RUSSIAN JOURNAL OF EARTH SCIENCES, VOL. 21, ES5003, doi:10.2205/2021ES000773, 2021

On Agulhas eddies and Rossby waves travelling by forcing effects

V. G. Gnevyshev, A. A. Malysheva, T. V. Belonenko, and A. V. Koldunov

Abstract

This study analyzes tracks of Agulhas eddies in the South Atlantic. The research is based on the product "Mesoscale Eddies in Altimeter Observations of SSH". The method of automatic eddy identification detects 54,496 eddies for 1993–2017: 28,018 cyclones and 26,478 anticyclones. We show that only anticyclones are long-lived eddies in the region. We analyze 15 tracks of the anticyclones, that have more than a 2.5-year lifetime period. We find that these eddies, crossing the South Atlantic, have an almost rectilinear motion to the northwest. Their parameters (amplitude, radius, orbital velocity, and speed of drift) change during their life, however, we do not find either an explicit dependence of the displacement on topography or attenuation of eddies over time. The zonal displacement and, accordingly, the zonal component of the displacement velocity dominate, however, in some parts of the track, the vortex displacement to the equator is comparable to their zonal displacement. We hypothesize that the main problem of the inapplicability of most analytical models for interpretation of the meridional displacement is ignoring the initial values when generating eddies. We propose an alternative theory where the evolution of the initial stage of the generation of Agulhas eddies is consistent with the directional angular emission of long Rossby waves by non-zonal currents. Based on this theory, we analyze the tracks of the long-lived eddies.
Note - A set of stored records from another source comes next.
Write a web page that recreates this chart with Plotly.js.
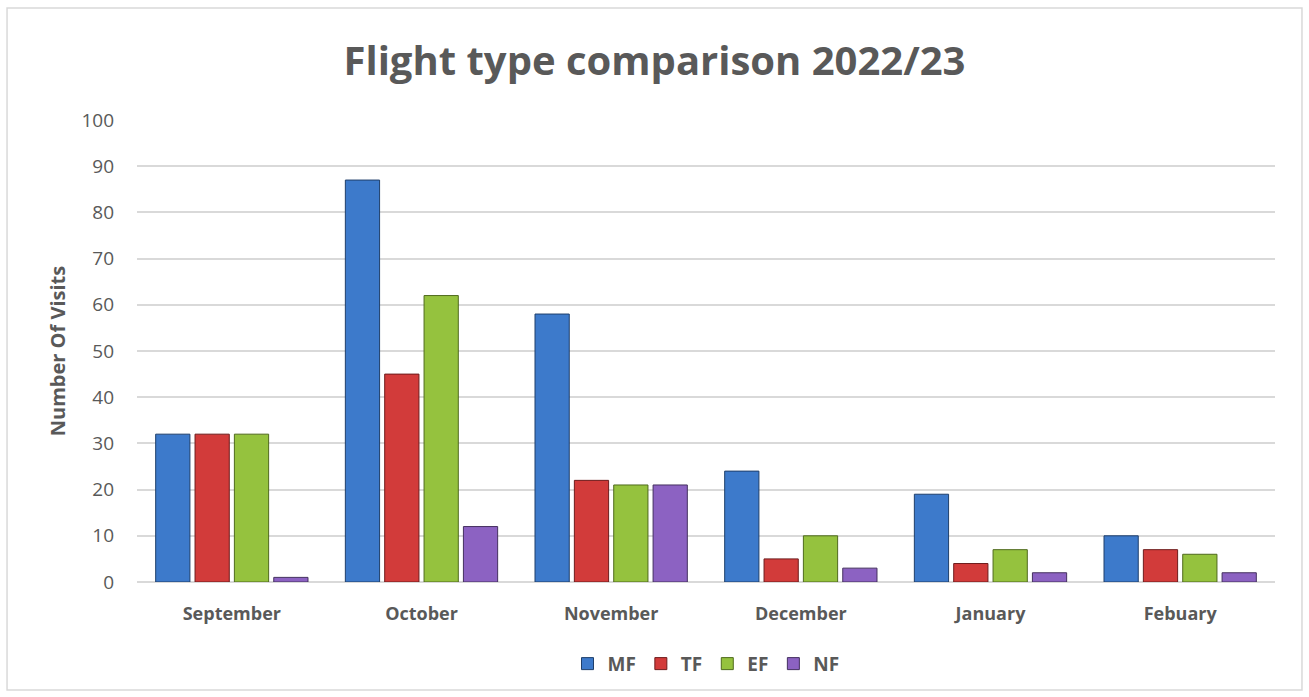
<!DOCTYPE html>
<html>
<head>
<meta charset="utf-8">
<script src="https://cdn.plot.ly/plotly-3.0.1.min.js"></script>
<style>html,body{margin:0;padding:0;background:#fff;}#chart{width:1309px;height:697px;}</style>
</head>
<body>
<div id="chart"></div>
<script>
const months = ["September", "October", "November", "December", "January", "Febuary"];
const seriesNames = ["MF", "TF", "EF", "NF"];
const mfValues = [32, 87, 58, 24, 19, 10];
const tfValues = [32, 45, 22, 5, 4, 7];
const efValues = [32, 62, 21, 10, 7, 6];
const nfValues = [1, 12, 21, 3, 2, 2];
const yTicks = [0, 10, 20, 30, 40, 50, 60, 70, 80, 90, 100];

const fills = ["#3d7acb", "#d23b3a", "#95c23e", "#8c62c2"];
const edges = ["#1f3f6b", "#6e1c1c", "#4f6a1d", "#44305f"];
const allValues = [mfValues, tfValues, efValues, nfValues];

const traces = allValues.map((vals, i) => ({
  type: "bar",
  name: seriesNames[i],
  x: months,
  y: vals,
  marker: { color: fills[i], line: { color: edges[i], width: 1 } },
  hoverinfo: "x+y+name"
}));

const font = "Open Sans, Liberation Sans, sans-serif";
const layout = {
  width: 1309, height: 697,
  margin: { l: 137, r: 34, t: 120, b: 115 },
  paper_bgcolor: "#ffffff",
  plot_bgcolor: "#ffffff",
  barmode: "group",
  bargap: 0.17,
  bargroupgap: 0.13,
  title: {
    text: "<b>Flight type comparison 2022/23</b>",
    font: { family: font, size: 40, color: "#595959" },
    x: 0.5, xanchor: "center", xref: "container",
    y: 0.913, yanchor: "middle"
  },
  xaxis: {
    type: "category",
    tickfont: { family: font, size: 18, color: "#595959", weight: "bold" },
    ticks: "", showline: false, showgrid: false, zeroline: false,
    ticklabelstandoff: 19
  },
  yaxis: {
    range: [0, 100],
    tickvals: yTicks,
    ticktext: yTicks.map(String),
    tickfont: { family: font, size: 19, color: "#595959" },
    showgrid: true, gridcolor: "#d9d9d9", gridwidth: 1.5,
    zeroline: true, zerolinecolor: "#d9d9d9", zerolinewidth: 1.5,
    showline: false, ticks: "",
    ticklabelstandoff: 22,
    title: {
      text: "<b>Number Of Visits</b>",
      font: { family: font, size: 20, color: "#595959" },
      standoff: 10
    }
  },
  legend: {
    orientation: "h",
    x: 0.5, xanchor: "center",
    y: -0.177, yanchor: "middle",
    font: { family: font, size: 19, color: "#595959", weight: "bold" },
    itemwidth: 30,
    traceorder: "normal"
  },
  shapes: [{
    type: "rect", xref: "paper", yref: "paper",
    x0: -0.1142, x1: 1.0237, y0: -0.2338, y1: 1.2424,
    line: { color: "#d9d9d9", width: 1.5 }, fillcolor: "rgba(0,0,0,0)", layer: "below"
  }],
  showlegend: true
};

Plotly.newPlot("chart", traces, layout, { displayModeBar: false, responsive: false });
</script>
</body>
</html>
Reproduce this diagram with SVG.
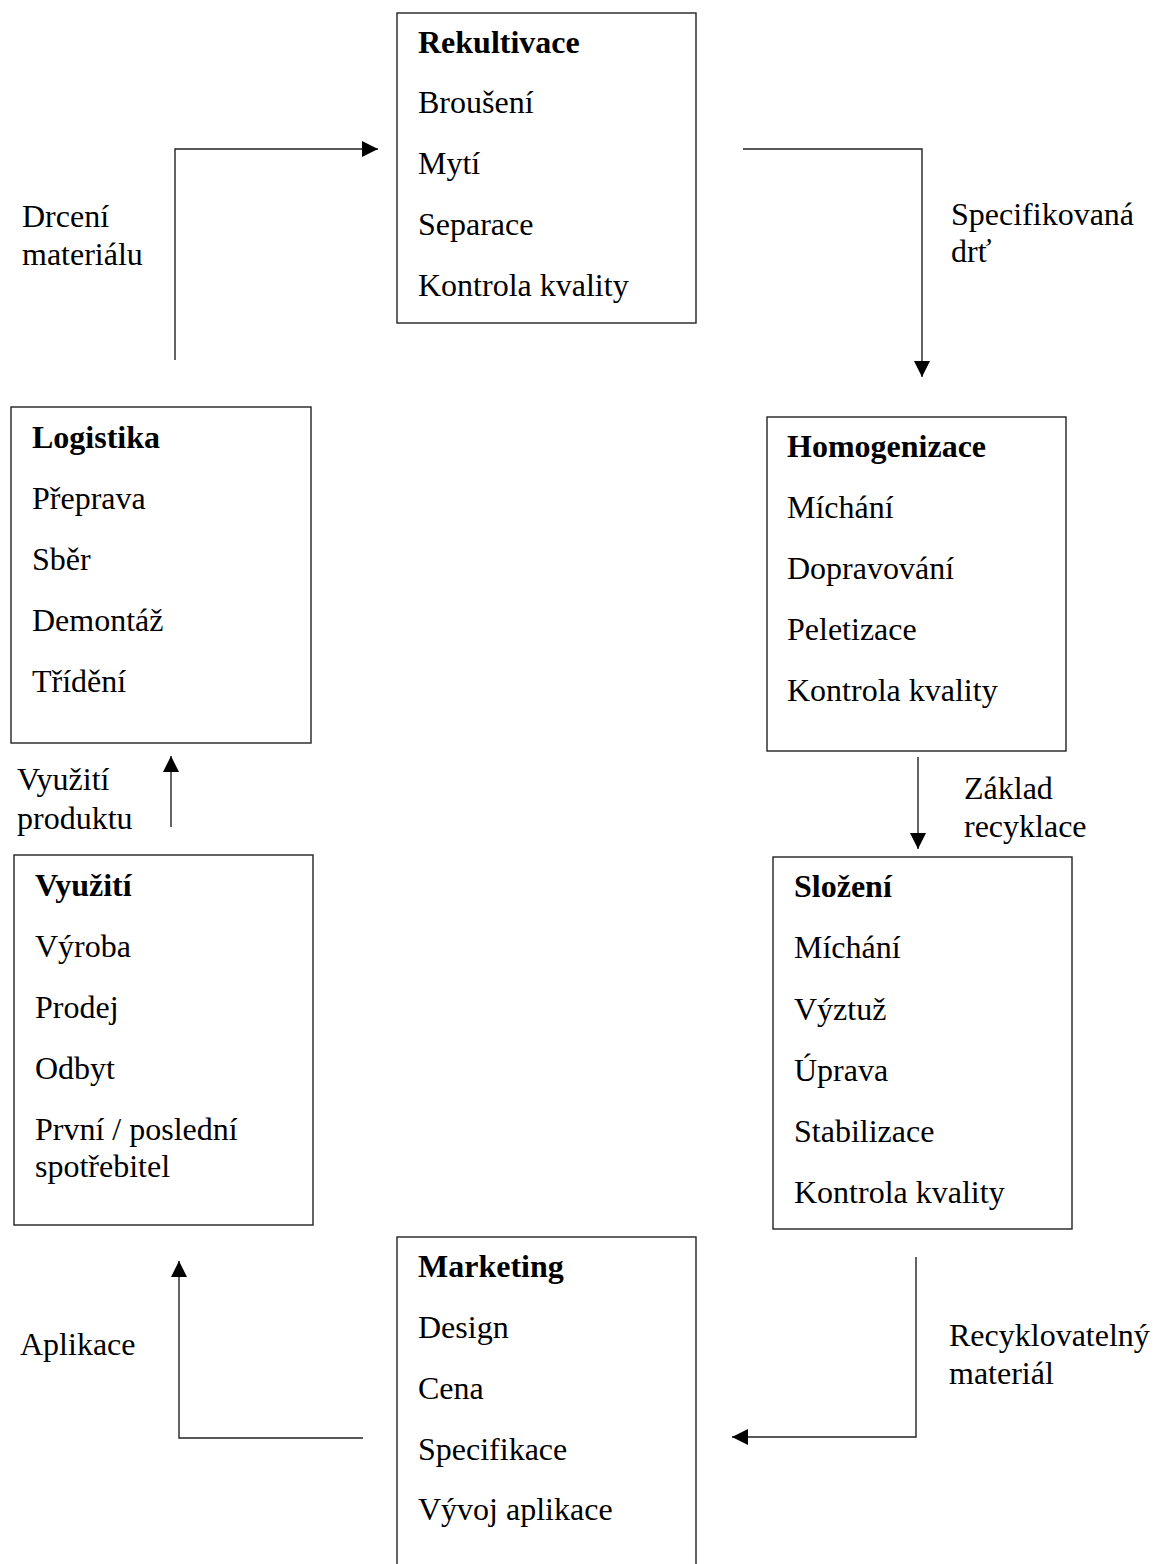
<svg xmlns="http://www.w3.org/2000/svg" width="1154" height="1564" viewBox="0 0 1154 1564">
<style>
.box{fill:#fff;stroke:#222;stroke-width:1.4}
text{font-family:"Liberation Serif","Times New Roman",serif;font-size:32px;fill:#000}
.h{font-weight:bold}
.c{fill:none;stroke:#222;stroke-width:1.4}
</style>
<defs>
<marker id="ah" markerUnits="userSpaceOnUse" markerWidth="18" markerHeight="18" refX="16" refY="8" orient="auto">
<path d="M0,0 L16,8 L0,16 z" fill="#000"/>
</marker>
</defs>
<rect width="1154" height="1564" fill="#fff"/>
<g id="connectors">
<polyline class="c" points="175,360 175,149 378,149" marker-end="url(#ah)"/>
<polyline class="c" points="743,149 922,149 922,377" marker-end="url(#ah)"/>
<polyline class="c" points="918,757 918,849" marker-end="url(#ah)"/>
<polyline class="c" points="916,1257 916,1437 732,1437" marker-end="url(#ah)"/>
<polyline class="c" points="363,1438 179,1438 179,1261" marker-end="url(#ah)"/>
<polyline class="c" points="171,827 171,756" marker-end="url(#ah)"/>
</g>
<g id="labels">
<text x="22" y="227">Drcení</text>
<text x="22" y="265">materiálu</text>
<text x="951" y="225">Specifikovaná</text>
<text x="951" y="262">drť</text>
<text x="17" y="790">Využití</text>
<text x="17" y="829">produktu</text>
<text x="964" y="799">Základ</text>
<text x="964" y="837">recyklace</text>
<text x="949" y="1346">Recyklovatelný</text>
<text x="949" y="1384">materiál</text>
<text x="20" y="1355">Aplikace</text>
</g>
<g id="rekultivace">
<rect class="box" x="397" y="13" width="299" height="310"/>
<text class="h" x="418" y="53">Rekultivace</text>
<text x="418" y="113">Broušení</text>
<text x="418" y="174">Mytí</text>
<text x="418" y="235">Separace</text>
<text x="418" y="296">Kontrola kvality</text>
</g>
<g id="logistika">
<rect class="box" x="11" y="407" width="300" height="336"/>
<text class="h" x="32" y="448">Logistika</text>
<text x="32" y="509">Přeprava</text>
<text x="32" y="570">Sběr</text>
<text x="32" y="631">Demontáž</text>
<text x="32" y="692">Třídění</text>
</g>
<g id="homogenizace">
<rect class="box" x="767" y="417" width="299" height="334"/>
<text class="h" x="787" y="457">Homogenizace</text>
<text x="787" y="518">Míchání</text>
<text x="787" y="579">Dopravování</text>
<text x="787" y="640">Peletizace</text>
<text x="787" y="701">Kontrola kvality</text>
</g>
<g id="vyuziti">
<rect class="box" x="14" y="855" width="299" height="370"/>
<text class="h" x="35" y="896">Využití</text>
<text x="35" y="957">Výroba</text>
<text x="35" y="1018">Prodej</text>
<text x="35" y="1079">Odbyt</text>
<text x="35" y="1140">První / poslední</text>
<text x="35" y="1177">spotřebitel</text>
</g>
<g id="slozeni">
<rect class="box" x="773" y="857" width="299" height="372"/>
<text class="h" x="794" y="897">Složení</text>
<text x="794" y="958">Míchání</text>
<text x="794" y="1020">Výztuž</text>
<text x="794" y="1081">Úprava</text>
<text x="794" y="1142">Stabilizace</text>
<text x="794" y="1203">Kontrola kvality</text>
</g>
<g id="marketing">
<rect class="box" x="397" y="1237" width="299" height="340"/>
<text class="h" x="418" y="1277">Marketing</text>
<text x="418" y="1338">Design</text>
<text x="418" y="1399">Cena</text>
<text x="418" y="1460">Specifikace</text>
<text x="418" y="1520">Vývoj aplikace</text>
</g>
</svg>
The proposed interpretation allows us to explain many of the observed effects but does not reject other possible scenarios for other regions of the World Ocean.

Received 16 April 2020; accepted 14 January 2021; published 1 October 2021.

Citation: V. G. Gnevyshev, A. A. Malysheva, T. V. Belonenko, and A. V. Koldunov (2021), On Agulhas eddies and Rossby waves travelling by forcing effects, Russ. J. Earth Sci., 21, ES5003, doi:10.2205/2021ES000773.